Soixante-cinq ans après l’assassinat de Patrice Lumumba, héros de l’indépendance congolaise, le parquet fédéral belge souhaite qu’un procès puisse enfin se tenir, peut-être en 2026, dans l’enquête pour "crimes de guerre" ouverte en Belgique, l’ancienne puissance coloniale.
Dans ce dossier historique, aux responsabilités jamais clairement élucidées, le parquet a annoncé mardi 17 juin avoir requis le renvoi devant le tribunal correctionnel de Bruxelles de l’ancien diplomate belge Etienne Davignon, 92 ans.

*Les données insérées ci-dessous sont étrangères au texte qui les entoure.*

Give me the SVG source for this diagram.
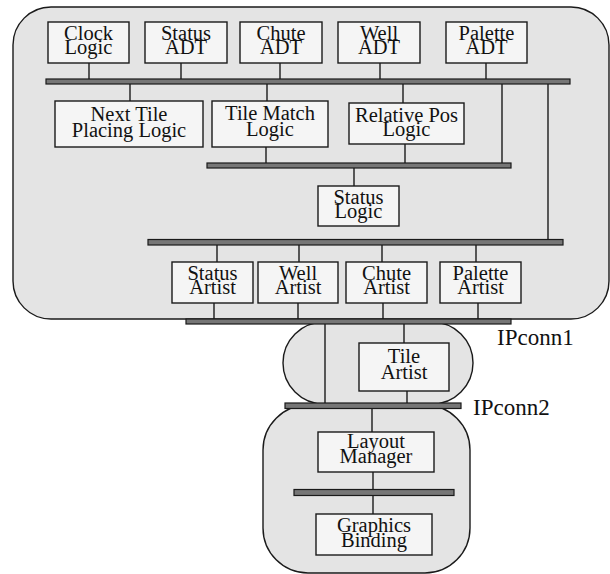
<svg xmlns="http://www.w3.org/2000/svg" width="610" height="574" viewBox="0 0 610 574">
  <style>
    .shell { fill: #e4e4e4; stroke: #1a1a1a; stroke-width: 1.4; }
    .box { fill: #f5f5f5; stroke: #1a1a1a; stroke-width: 1.4; }
    .bus { fill: #767676; stroke: #1a1a1a; stroke-width: 1.2; }
    .wire { fill: none; stroke: #1a1a1a; stroke-width: 1.4; }
    text { font-family: "Liberation Serif", "Times New Roman", serif; font-size: 20.5px; fill: #111; text-anchor: middle; }
    .label { text-anchor: start; font-size: 23px; }
  </style>

  <!-- enclosing regions -->
  <g id="shells">
    <rect class="shell" x="13" y="7" width="596" height="312" rx="38" ry="38"/>
    <rect class="shell" x="283" y="322" width="190" height="82" rx="41" ry="41"/>
    <rect class="shell" x="263" y="405" width="207" height="168" rx="45" ry="45"/>
  </g>

  <!-- wires and bus bars -->
  <g id="connectors">
    <!-- top row to bus 1 -->
    <line class="wire" x1="89" y1="62" x2="89" y2="80"/>
    <line class="wire" x1="181" y1="62" x2="181" y2="80"/>
    <line class="wire" x1="280" y1="62" x2="280" y2="80"/>
    <line class="wire" x1="380" y1="62" x2="380" y2="80"/>
    <line class="wire" x1="486" y1="62" x2="486" y2="80"/>
    <!-- bus 1 to second row -->
    <line class="wire" x1="130" y1="84" x2="130" y2="101"/>
    <line class="wire" x1="267" y1="84" x2="267" y2="101"/>
    <line class="wire" x1="403" y1="84" x2="403" y2="103"/>
    <!-- bus 1 down to bus 2 and bus 3 -->
    <line class="wire" x1="502" y1="84" x2="502" y2="164"/>
    <line class="wire" x1="548" y1="84" x2="548" y2="240"/>
    <!-- second row to bus 2 -->
    <line class="wire" x1="266" y1="147" x2="266" y2="164"/>
    <line class="wire" x1="405" y1="144" x2="405" y2="164"/>
    <!-- bus 2 to status logic -->
    <line class="wire" x1="354" y1="168" x2="354" y2="186"/>
    <!-- bus 3 to artists -->
    <line class="wire" x1="217" y1="245" x2="217" y2="262"/>
    <line class="wire" x1="299" y1="245" x2="299" y2="262"/>
    <line class="wire" x1="382" y1="245" x2="382" y2="262"/>
    <line class="wire" x1="476" y1="245" x2="476" y2="262"/>
    <!-- artists to IPconn1 -->
    <line class="wire" x1="214" y1="303" x2="214" y2="320"/>
    <line class="wire" x1="298" y1="303" x2="298" y2="320"/>
    <line class="wire" x1="383" y1="303" x2="383" y2="320"/>
    <line class="wire" x1="478" y1="303" x2="478" y2="320"/>
    <!-- IPconn1 to IPconn2 / tile artist -->
    <line class="wire" x1="325" y1="324" x2="325" y2="404"/>
    <line class="wire" x1="404" y1="324" x2="404" y2="343"/>
    <line class="wire" x1="407" y1="391" x2="407" y2="404"/>
    <!-- IPconn2 to layout manager to graphics binding -->
    <line class="wire" x1="372" y1="409" x2="372" y2="432"/>
    <line class="wire" x1="373" y1="472" x2="373" y2="490"/>
    <line class="wire" x1="373" y1="496" x2="373" y2="514"/>

    <rect class="bus" x="46" y="79" width="524" height="5"/>
    <rect class="bus" x="207" y="163" width="304" height="5"/>
    <rect class="bus" x="148" y="239.5" width="415" height="5.5"/>
    <rect class="bus" x="186" y="319" width="325" height="5"/>
    <rect class="bus" x="285" y="403" width="176" height="5.5"/>
    <rect class="bus" x="294" y="489.5" width="160" height="6"/>
  </g>

  <g id="clock-logic">
    <rect class="box" x="48" y="22" width="81" height="41"/>
    <text><tspan x="88.5" y="40">Clock</tspan><tspan x="88.5" y="54">Logic</tspan></text>
  </g>
  <g id="status-adt">
    <rect class="box" x="145" y="22" width="82" height="41"/>
    <text><tspan x="186" y="40">Status</tspan><tspan x="186" y="54">ADT</tspan></text>
  </g>
  <g id="chute-adt">
    <rect class="box" x="240" y="22" width="82" height="41"/>
    <text><tspan x="281" y="40">Chute</tspan><tspan x="281" y="54">ADT</tspan></text>
  </g>
  <g id="well-adt">
    <rect class="box" x="338" y="22" width="82" height="41"/>
    <text><tspan x="379" y="40">Well</tspan><tspan x="379" y="54">ADT</tspan></text>
  </g>
  <g id="palette-adt">
    <rect class="box" x="446" y="22" width="81" height="41"/>
    <text><tspan x="486.5" y="40">Palette</tspan><tspan x="486.5" y="54">ADT</tspan></text>
  </g>

  <g id="next-tile-placing-logic">
    <rect class="box" x="55" y="101" width="148" height="46"/>
    <text><tspan x="129" y="121">Next Tile</tspan><tspan x="129" y="137">Placing Logic</tspan></text>
  </g>
  <g id="tile-match-logic">
    <rect class="box" x="212" y="101" width="116" height="46"/>
    <text><tspan x="270" y="120">Tile Match</tspan><tspan x="270" y="136">Logic</tspan></text>
  </g>
  <g id="relative-pos-logic">
    <rect class="box" x="349" y="103" width="115" height="41"/>
    <text><tspan x="406.5" y="122">Relative Pos</tspan><tspan x="406.5" y="136">Logic</tspan></text>
  </g>

  <g id="status-logic">
    <rect class="box" x="318" y="186" width="81" height="40"/>
    <text><tspan x="358.5" y="204">Status</tspan><tspan x="358.5" y="218">Logic</tspan></text>
  </g>

  <g id="status-artist">
    <rect class="box" x="172" y="262" width="81" height="41"/>
    <text><tspan x="212.5" y="280">Status</tspan><tspan x="212.5" y="294">Artist</tspan></text>
  </g>
  <g id="well-artist">
    <rect class="box" x="258" y="262" width="80" height="41"/>
    <text><tspan x="298" y="280">Well</tspan><tspan x="298" y="294">Artist</tspan></text>
  </g>
  <g id="chute-artist">
    <rect class="box" x="346" y="262" width="81" height="41"/>
    <text><tspan x="386.5" y="280">Chute</tspan><tspan x="386.5" y="294">Artist</tspan></text>
  </g>
  <g id="palette-artist">
    <rect class="box" x="440" y="262" width="81" height="41"/>
    <text><tspan x="480.5" y="280">Palette</tspan><tspan x="480.5" y="294">Artist</tspan></text>
  </g>

  <g id="tile-artist">
    <rect class="box" x="359" y="343" width="90" height="48"/>
    <text><tspan x="404" y="363">Tile</tspan><tspan x="404" y="379">Artist</tspan></text>
  </g>

  <g id="layout-manager">
    <rect class="box" x="318" y="432" width="116" height="40"/>
    <text><tspan x="376" y="448">Layout</tspan><tspan x="376" y="463">Manager</tspan></text>
  </g>
  <g id="graphics-binding">
    <rect class="box" x="316" y="514" width="116" height="41"/>
    <text><tspan x="374" y="532">Graphics</tspan><tspan x="374" y="547">Binding</tspan></text>
  </g>

  <g id="labels">
    <text class="label" x="497" y="345">IPconn1</text>
    <text class="label" x="473" y="415">IPconn2</text>
  </g>
</svg>
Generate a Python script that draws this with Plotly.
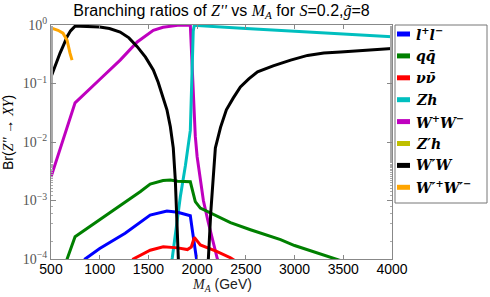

Le renvoi en procès est demandé notamment pour "détention et transfert illicite" de Lumumba au moment où il avait été fait prisonnier, et pour "traitements humiliants et dégradants", a précisé à l’AFP une porte-parole du parquet, Ann Lukowiak.
L’intention de tuer n’a pas été retenue, le non-lieu est demandé sur cet aspect, a-t-elle souligné.
Etienne Davignon, seule personnalité ciblée dans la plainte encore en vie
Premier ministre de l’ancien Congo belge devenu indépendant le 30 juin 1960, Patrice Lumumba a été renversé dès la mi-septembre 1960 par un coup d’État.
Il a été exécuté le 17 janvier 1961 avec deux frères d’armes par des séparatistes de la région du Katanga (sud), avec l’appui de mercenaires belges. Il avait 35 ans. Son corps, dissous dans l’acide, n’a jamais été retrouvé.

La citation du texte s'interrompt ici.